Circa 2 miliardi di persone, il 25% della popolazione mondiale, hanno da poco celebrato Eid-al-Fitr, una delle più grandi feste della religione islamica. È la festa che segna la conclusione del mese sacro di Ramadan, durante il quale i fedeli si astengono da cibo e acqua dall’alba al tramonto e si dedicano alla preghiera, all’autodisciplina e alla meditazione. Secondo la scrittura e la tradizione, si tratta del mese in cui Muhammad, il profeta dell’Islam, ricevette la rivelazione del Corano “come guida per gli uomini e prova chiara di retta direzione e salvezza” (Sura II, v. 185).

In Italia si stima che i musulmani siano circa 3 milioni, ma probabilmente ramadan e relative celebrazioni sarebbero passate inosservate se non fosse per le polemiche che si sono fatte strada sui giornali e per qualche buona pratica meno pubblicizzata. Abbiamo polemizzato su apertura e chiusura di scuole e università, sui luoghi da concedere ai musulmani per pregare e festeggiare, abbiamo sollevato questioni di ordine burocratico accanto a considerazioni di principio. In una cittadina della provincia di Cremona la dirigente scolastica aveva cercato di sensibilizzare il corpo docente con una circolare contenente linee guida da seguire a tutela dei ragazzi che rispettano il digiuno in occasione del Ramadan. La polvere sollevata ha portato al ritiro della nota. Non sono però mancati i segnali di solidarietà e vicinanza. Dal nord al sud dell’Italia personaggi pubblici e privati hanno dimostrato vicinanza, si è celebrato insieme, cristiani e musulmani, in alcune piazze o in piccole parrocchie. Possiamo permetterci di farlo, siamo a casa nostra, si potrebbe reclamare.

Nei Paesi a maggioranza musulmana il quadro è ben diverso. Per 30 giorni la vita si trasforma. Le moschee sono più frequentate e il canto dei muezzin, che si propaga dai minareti ben 5 volte al giorno, riempie l’atmosfera con una cantilena che, per le anime sensibili, è preghiera. La mattina presto l’aria si impregna di profumi forti per il pasto da consumare prima del sorgere del sole; durante il giorno non si trovano posti di ristoro aperti; la sera, poco prima che suoni la sirena che annuncia il tramonto, una frenesia insolita anima le strade. Tutti cercano di arrivare a casa, sono gli ultimi minuti prima dell’agognato bicchier d’acqua e del dattero che rompono il digiuno.  Poi arriva la festa della fine del digiuno (Eid-al-Fitr) che dura tre giorni: le strade si vestono di colori, non possono mancare vestito e scarpe nuove, si incontrano amici e parenti, le cartoline di auguri brillano in oro e argento.
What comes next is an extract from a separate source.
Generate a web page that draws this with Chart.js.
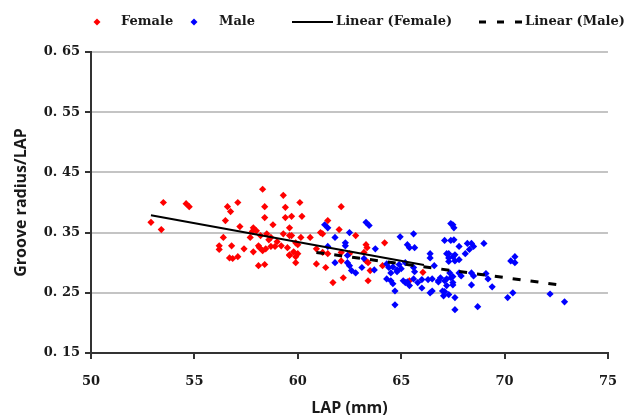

In molti di questi Paesi, ovviamente, i cristiani sono una esigua minoranza. Minoranza che vive senza dubbio sfide, contraddizioni e spesso discriminazioni, ma che spesso ha ancora il coraggio di mettersi in gioco. In Pakistan è consuetudine che i rappresentanti della chiesa locale siano invitati ad uno dei tanti iftar (cena che rompe il digiuno quotidiano) offerti da funzionari pubblici. Ma quest’anno un evento insolito ha suscitato interesse: il gesto di alcuni rappresentanti di comunità cristiane, indù, sikh, di ismailiti dell’Aga Khan e baha’i che hanno servito insieme l’iftar ai loro fratelli musulmani. Gesto promosso dalla Commissione cattolica per il dialogo interreligioso e l’ecumenismo dell’arcidiocesi di Karachi. Tema dell’evento: “Uniamo le nostre mani per servire il nostro amato Paese”, per riconoscere i servizi che tutte le fedi hanno svolto per il progresso del Pakistan e rafforzarli.

Sameer Aeli, presidente di Saffar Buddies e membro della comunità musulmana, ha definito questo iftar un evento commovente, che ha mostrato l’unità e la solidarietà tra comunità diverse. E il vicepresidente dell’Assemblea del Sindh (provincia del Pakistan meridionale), Naveed Anthony – presente all’evento – ha sottolineato che questo incontro dimostra che c’è un grande posto nei cuori per gli altri e che ciascuno può dare il proprio contributo per la costruzione delle nostre comunità. Anche l’arcivescovo Benny Mario Travas ha espresso l’importanza di incontrarsi e onorare la nostra fede nell’unico Dio.

La strada del dialogo è decisamente in salita e ad elevata pendenza, segnata da atteggiamenti e gesti costosi e ormai impopolari, quelli di tanti primi passi gratuiti. Ma se del Ramadan restassero questi segni, si nutrirebbe la speranza.